黒沢商店が購入した敷地は、最終的に約2万坪にまで拡大した。現代風に例えるなら企業城下町といった趣で、敷地は単なる工場地ではなかった。そこには工場という作業場だけではなく、社宅・自動車庫・農園・公園・学校・変電所・消防小屋といった共有・公共スペースも整備されていた。

現在の蒲田駅西口。「吾等が村」などが立地した(筆者撮影)

従業員のみならず、生活をともにする家族たちによって自然発生的にコミュニティが生まれる。こうして黒沢村が形成された。

黒沢商店では社内報「吾等が村」を発行していたこともあり、蒲田の工場および一帯の生活空間は吾等が村と呼ばれるようになる。

農村に出現した「田園都市」

農村地帯に忽然と出現した吾等が村は、自然が豊かという点から注目される住環境だったが、それ以上に目を引いたのが職場と近接している点だった。当時、住居と職場は一体化しているのが一般的で、内務(現・総務)省は生活・労働環境を改善するべく職住を分離する政策を進めていた。内務省は職住分離した理想の都市像として、田園都市という概念を海外から取り入れ、それを普及させようとした。
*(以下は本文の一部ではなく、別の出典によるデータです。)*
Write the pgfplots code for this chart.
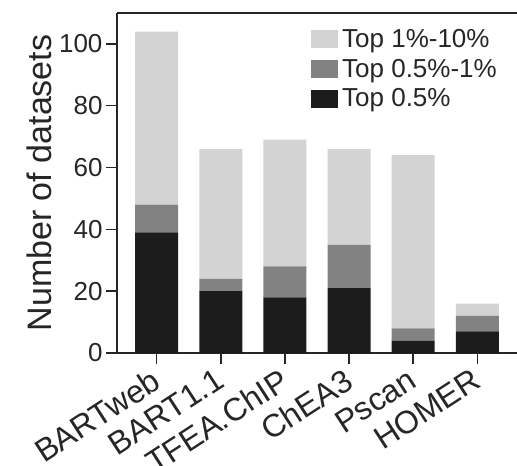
\documentclass[border=0pt]{standalone}
\usepackage{pgfplots}
\pgfplotsset{compat=1.18}
\usepackage{fontspec}
\setmainfont{Liberation Sans}
\definecolor{cLight}{HTML}{D3D3D3}
\definecolor{cMid}{HTML}{828282}
\definecolor{cDark}{HTML}{1C1C1C}
\begin{document}
\begin{tikzpicture}
\begin{axis}[
  name=ax,
  scale only axis,
  width=400pt, height=340pt,
  xmin=-0.62, xmax=5.62,
  ymin=0, ymax=110,
  ybar stacked,
  bar width=43pt,
  axis x line=box,
  axis y line=left,
  axis line style={line width=1.5pt, -, black!85},
  xtick={0,1,2,3,4,5},
  xticklabels={BARTweb,BART1.1,TFEA.ChIP,ChEA3,Pscan,HOMER},
  ytick={0,20,40,60,80,100},
  xtick pos=bottom, ytick pos=left,
  tick align=outside,
  major tick length=11pt,
  tick style={line width=1.5pt, black!85},
  /pgf/number format/assume math mode=true,
  yticklabel style={font=\fontsize{26}{30}\selectfont, text=black!85},
  xticklabel style={font=\fontsize{32}{37}\selectfont, text=black!85, rotate=33, anchor=north east, inner sep=1pt, xshift=-6pt, yshift=2pt},
  ylabel={Number of datasets},
  ylabel style={font=\fontsize{34}{40}\selectfont, text=black!85},
  reverse legend,
  legend style={at={(0.485,0.958)}, anchor=north west, draw=none, fill=none,
    font=\fontsize{26}{30}\selectfont, text=black!85, inner sep=0pt,
    row sep=6pt, cells={anchor=west}},
  legend image code/.code={\fill[#1,draw=none] (0pt,-9pt) rectangle (27pt,9pt); \path (29pt,0pt);},
]
\addplot[fill=cDark, draw=none] coordinates {(0,39) (1,20) (2,18) (3,21) (4,4) (5,7)};
\addplot[fill=cMid, draw=none] coordinates {(0,9) (1,4) (2,10) (3,14) (4,4) (5,5)};
\addplot[fill=cLight, draw=none] coordinates {(0,56) (1,42) (2,41) (3,31) (4,56) (5,4)};
\legend{Top 0.5\%,Top 0.5\%-1\%,Top 1\%-10\%}
\end{axis}
\pgfresetboundingbox
\path ([shift={(-117pt,-113pt)}]ax.south west) rectangle ([shift={(400pt,353pt)}]ax.south west);
\end{tikzpicture}
\end{document}
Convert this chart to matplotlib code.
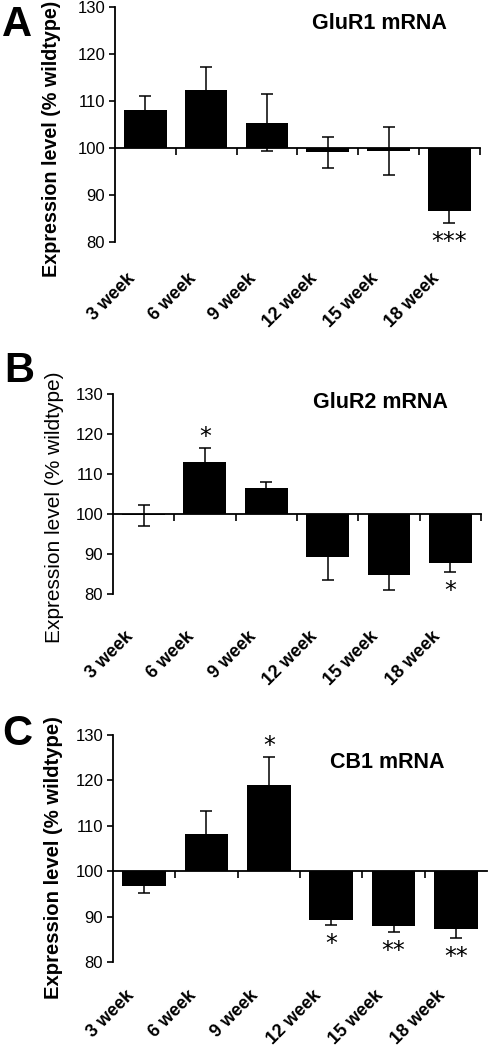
import matplotlib
matplotlib.use("Agg")
from matplotlib import pyplot as plt
from matplotlib.transforms import ScaledTranslation
import numpy as np

plt.rcParams["font.family"] = ["Liberation Sans", "DejaVu Sans"]

weeks = ["3 week", "6 week", "9 week", "12 week", "15 week", "18 week"]

# % of wildtype, mean and error bar half-length
glur1_mean = [108.0, 112.4, 105.4, 99.1, 99.4, 86.5]
glur1_err = [3.1, 4.8, 6.0, 3.3, 5.1, 2.5]
glur1_sig = ["", "", "", "", "", "***"]

glur2_mean = [99.7, 113.0, 106.6, 89.3, 84.7, 87.8]
glur2_err = [2.6, 3.4, 1.4, 5.7, 3.7, 2.2]
glur2_sig = ["", "*", "", "", "", "*"]

cb1_mean = [96.8, 108.3, 119.1, 89.3, 88.0, 87.4]
cb1_err = [1.6, 5.0, 6.1, 1.1, 1.4, 2.0]
cb1_sig = ["", "", "*", "*", "**", "**"]

fig = plt.figure(figsize=(4.89, 10.5), dpi=100)


def draw_panel(rect, means, errs, sig, title, letter, letter_pos, title_pos,
               ylab_pos, ylab_size, label_pad, bold=True, end_tick=True):
    ax = fig.add_axes(rect)
    x = np.arange(1, len(weeks) + 1)
    means = np.asarray(means)
    ax.bar(x, means - 100, bottom=100, width=0.7, color="black",
           yerr=errs, capsize=4, ecolor="black",
           error_kw=dict(elinewidth=1.1, capthick=1.1))

    ax.set_xlim(0.5, 6.5)
    ax.set_ylim(80, 130)
    ax.set_yticks(range(80, 131, 10))
    ax.tick_params(axis="y", direction="out", length=4, width=1.2,
                   labelsize=12, pad=3)
    ax.set_xticks(x)
    ax.set_xticklabels(weeks, rotation=45, ha="right", va="top",
                       fontsize=13, fontweight="bold")
    ax.tick_params(axis="x", length=0, pad=label_pad)
    shift = ScaledTranslation(-7 / 100, 0, fig.dpi_scale_trans)
    for lab in ax.get_xticklabels():
        lab.set_transform(lab.get_transform() + shift)
    for s in ["top", "right", "bottom"]:
        ax.spines[s].set_visible(False)
    ax.spines["left"].set_linewidth(1.3)

    # baseline at 100 % with category boundary ticks
    sec = ax.secondary_xaxis(100, transform=ax.transData)
    sec.set_alignment("bottom")
    bounds = x + 0.5 if end_tick else x[:-1] + 0.5
    sec.set_xticks(bounds)
    sec.set_xticklabels([])
    sec.tick_params(direction="out", length=5, width=1.2)
    sec.spines["bottom"].set_linewidth(1.3)

    # significance stars
    for xi, m, e, s in zip(x, means, errs, sig):
        if not s:
            continue
        if m >= 100:
            y, off = m + e, 8
        else:
            y, off = m - e, -13.5
        ax.annotate(s, (xi, y), xytext=(0, off), textcoords="offset points",
                    ha="center", va="center", fontsize=17,
                    family="DejaVu Sans", annotation_clip=False)

    ax.text(title_pos[0], title_pos[1], title, transform=ax.transAxes,
            ha="center", va="center", fontsize=15.5, fontweight="bold")
    ax.text(ylab_pos[0], ylab_pos[1], "Expression level (% wildtype)",
            transform=ax.transAxes, rotation=90, ha="center", va="center",
            fontsize=ylab_size, fontweight="bold" if bold else "normal")
    fig.text(letter_pos[0], letter_pos[1], letter, ha="center", va="center",
             fontsize=30, fontweight="bold")
    return ax


draw_panel([0.235, 0.7695, 0.746, 0.2238], glur1_mean, glur1_err, glur1_sig,
           "GluR1 mRNA", "A", (0.035, 0.976), (0.726, 0.928),
           (-0.173, 0.438), 14.2, 20)
draw_panel([0.231, 0.434, 0.7526, 0.1908], glur2_mean, glur2_err, glur2_sig,
           "GluR2 mRNA", "B", (0.039, 0.6467), (0.726, 0.955),
           (-0.158, 0.436), 15, 24.5, bold=False)
draw_panel([0.231, 0.0835, 0.765, 0.2165], cb1_mean, cb1_err, cb1_sig,
           "CB1 mRNA", "C", (0.036, 0.301), (0.733, 0.877),
           (-0.160, 0.463), 14.6, 17.5, end_tick=False)

fig.savefig("out.png", dpi=100)
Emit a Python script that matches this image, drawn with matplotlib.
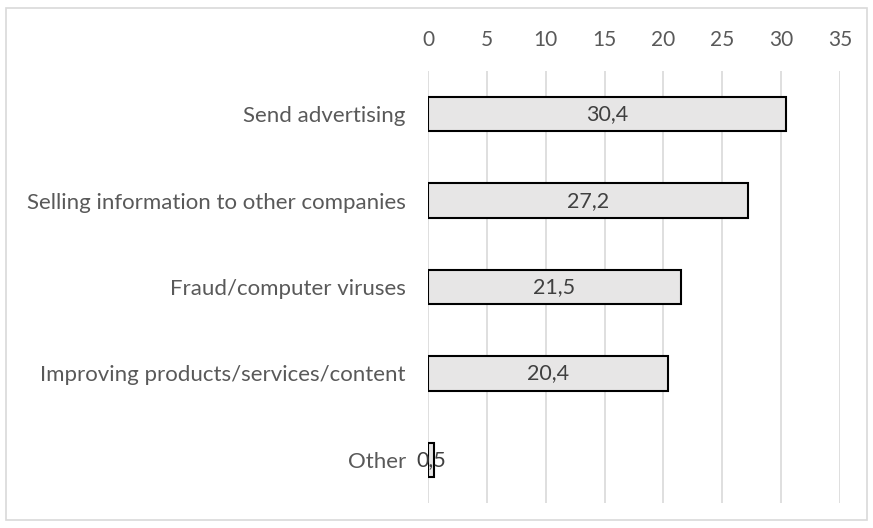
import matplotlib.pyplot as plt
from matplotlib.patches import Rectangle

# Survey shares (%)
categories = ['Send advertising', 'Selling information to other companies',
              'Fraud/computer viruses', 'Improving products/services/content', 'Other']
values = [30.4, 27.2, 21.5, 20.4, 0.5]
labels = ['30,4', '27,2', '21,5', '20,4', '0,5']
ticks = [0, 5, 10, 15, 20, 25, 30, 35]

TEXT = '#595959'
plt.rcParams['font.family'] = ['Lato', 'DejaVu Sans']

fig = plt.figure(figsize=(8.73, 5.28), dpi=100)
ax = fig.add_axes([428 / 873, 1 - 503 / 528, (840 - 428) / 873, (503 - 71) / 528])

y = range(len(categories))
ax.barh(y, values, height=0.4, color='#e7e6e6', edgecolor='black', linewidth=1.5, zorder=3)
for i, (v, lab) in enumerate(zip(values, labels)):
    ax.text(v / 2, i, lab, ha='center', va='center', fontsize=15.5, color='#404040', zorder=4)

ax.set_xlim(0, 35)
ax.set_ylim(len(categories) - 0.5, -0.5)
ax.set_xticks(ticks)
ax.set_yticks(list(y))
ax.set_yticklabels(categories)
ax.xaxis.tick_top()
ax.tick_params(axis='x', length=0, pad=15, labelsize=15, labelcolor=TEXT)
ax.tick_params(axis='y', length=0, pad=16, labelsize=16, labelcolor=TEXT)
ax.grid(axis='x', color='#d9d9d9', linewidth=1.2, zorder=0)
for s in ax.spines.values():
    s.set_visible(False)

# light frame around the whole chart
fig.patches.append(Rectangle((6 / 873, 8 / 528), 1 - 12 / 873, 1 - 16 / 528,
                             transform=fig.transFigure, fill=False,
                             edgecolor='#d9d9d9', linewidth=1.2))

fig.savefig('out.png', dpi=100)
田園都市は、イギリスの社会学者だったエベネザー・ハワードが提唱した理想的な都市像を指す。当時のロンドンは著しい工業の発展に伴い人口が急増。その反面、工場の排煙・排水による大気汚染や水質汚染などが激化して住環境は劣悪を極めていた。ハワードは住環境を改善すべく、自然豊かな郊外に家を構えて自宅の近くで働くことを提唱した。

内務省はハワードの考え方に倣ったわけだが、イギリスの田園都市の思想は日本へと輸入される際に日本風にアレンジされた。そのため、日本に根づいた田園都市は、ハワードのそれとは異なった都市像・生活スタイルになっている。

今年のNHK大河ドラマ「青天を衝け」の主人公・渋沢栄一は、多くの企業を興して資本主義の父と呼ばれる。しかし、それは91歳まで生き抜いた渋沢の一面にすぎない。渋沢は、我が子のように育ててきた第一銀行(現・みずほ銀行)の頭取を1916年に辞任。以降、1931年に没するまで企業の創業・経営といったビジネスの一線から退き、医療・福祉・教育・国際交流といった非営利事業に没頭する。